I keenly feel the truth of Jesus' words, "The fields are white unto harvest but the laborers are few." All around me are sleeping Christians, or half-sick ones who have never walked honestly through their 'stuff' and found the King of kings to truly be their Lord of all. I encounter Christians who are weak because they are cumbered about with many things of earth and don't seem to realize that heaven is their home. There is a revolving door on my house and often I wish to share the load with others who could be just as capable if they would choose to let God break them of their other loves that take them away from being white hot with His Holy Spirit fire. I weep...in loneliness and longing to put my shoulder against the shoulders of others and together labor in the fields. (Oh, I am so deeply grateful for ALL the wonderful reapers I do encounter, tho. Don't get me wrong. I simply say here that they seem far and few between, and I understand from Scripture that this is reality in anyone's life who is a laborer in God's vineyard)
There are days that I go into my room and weep before God at the staggering needs around me...my children as they ask heart searching questions and walk thru temptations I cannot shield them from...the young man who is lonely and has been rejected by many and needs love and guidance...the young woman who was sexually abused and needs someone to walk with her thru that broken place and find God to be her everything...the young woman whose father is facing a prison sentence who needs help to find the loving God who is over her life and always has been...the wife and mother who say on my porch with me and poured out her burdens and longings...the young people who are disillusioned at the religious pride of their parents and church leaders, who would throw in the towel and say they don't want church when really they do want 'church' (Christ's true body) and are simply rejecting the Jesus they known from the false christ they have been shown...the couple whose marriage is on rocky ground who cry out for some real answers...the needs are great. The hearts are crying for God.

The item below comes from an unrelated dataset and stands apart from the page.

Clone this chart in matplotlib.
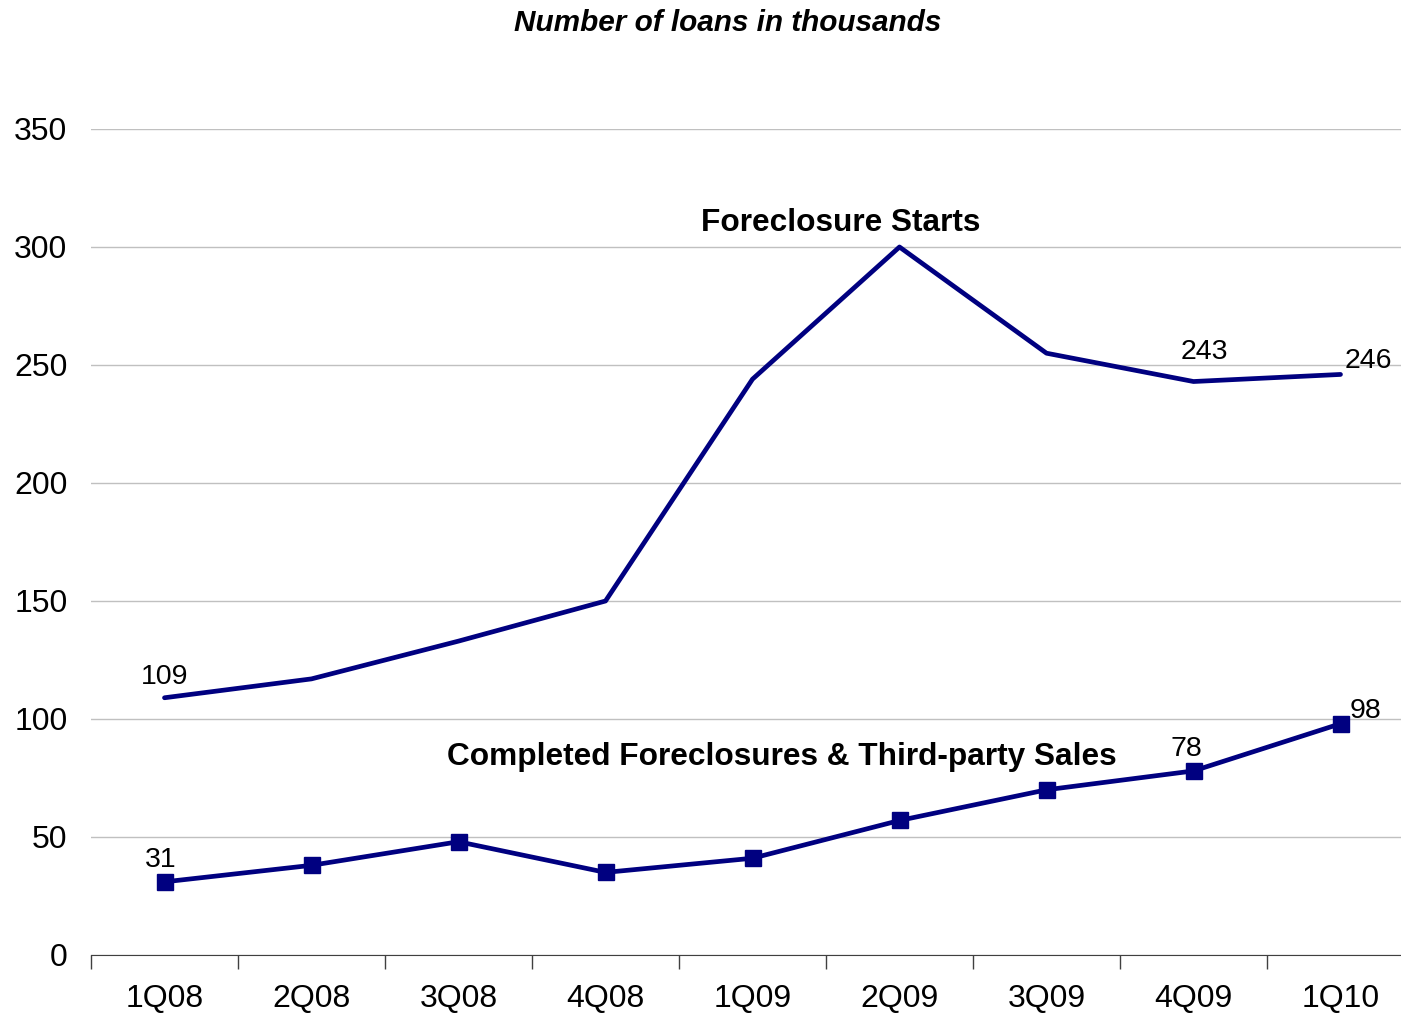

I confess that at times I find myself infuriated with the ones whom God called to be at a certain post but they come up unfaithful in one way or another, causing these little ones to stumble. But I turn my heart toward compassion and grief for those sinners as well, longing to meet with them and restore them to their children, who sit with me in deep heart break over the sins of their 'fathers'. I long to see them reconciled and being witnesses that Jesus lives. You see, I still 'believe that the Christ who was slain on the Cross has the power to change lives today/For He changed me completely, a new life is mine/That is why, by the Cross I will stay...' I believe that and I truly long for all the sinners to come home and be changed by the Savior who changed me. "I once was lost, but now am found, was blind but now I see" is not only true in my life but it can be in anyone's life and I choose to allow God to press that on my heart instead of bitterness and anger.
I confess that I lose sleep at times over this harvesting job. I see in my dreams different people who God brings thru my doors and my life and I toss on my bed at night as their sorrow becomes mine. I sometimes weep for my own broken places, the places I cannot fix and that depend on other people's cooperation to be truly 'fixed'...I lose sleep, but not in worry so much as in prayerful concern. It feels like a great privilege to me to be awakened in order to care and pray and weep over someone's heartache and need.
I am humbled that the God of heaven chose vessels of clay through which to do some of his work. I know who I am outside of Jesus Christ and who He still needs to make me. But I am willing to be his servant and I feel privileged to minister life to others. I can love much because I have been loved much. I can show grace because He has shown me much grace. Much is required of me because I have been given much. I know that I can never repay Him the debt I owe, but I give him my life.
Jesus came to serve, not be served. This I am reminded of over and over again in those days when I feel I'm tending but 'who is tending my heart?' I am made of dust and sometimes the feelings are real and I just want to be the 'tended'. God is amazing. He makes sure every single need of mine is taken care of. Not always in the way I would have thot He should, but whatever He does, He does well. Focusing on surrender and not insisting on being 'tended my way in my timing' helps greatly. And the words of Isaiah 58 are true...when we turn our hearts to God and to tending the broken, we are quickly healed. It amazes me over and over again how the rewards for obedience are many and quick to arrive.
Will you join me? Will you let God break you of all that you would pridefully cling to of yourself so that you can mature and go forth into the fields that are white unto harvest? Will you join me in weeping and praying? Will you love God with your all so that you can love your neighbor as yourself?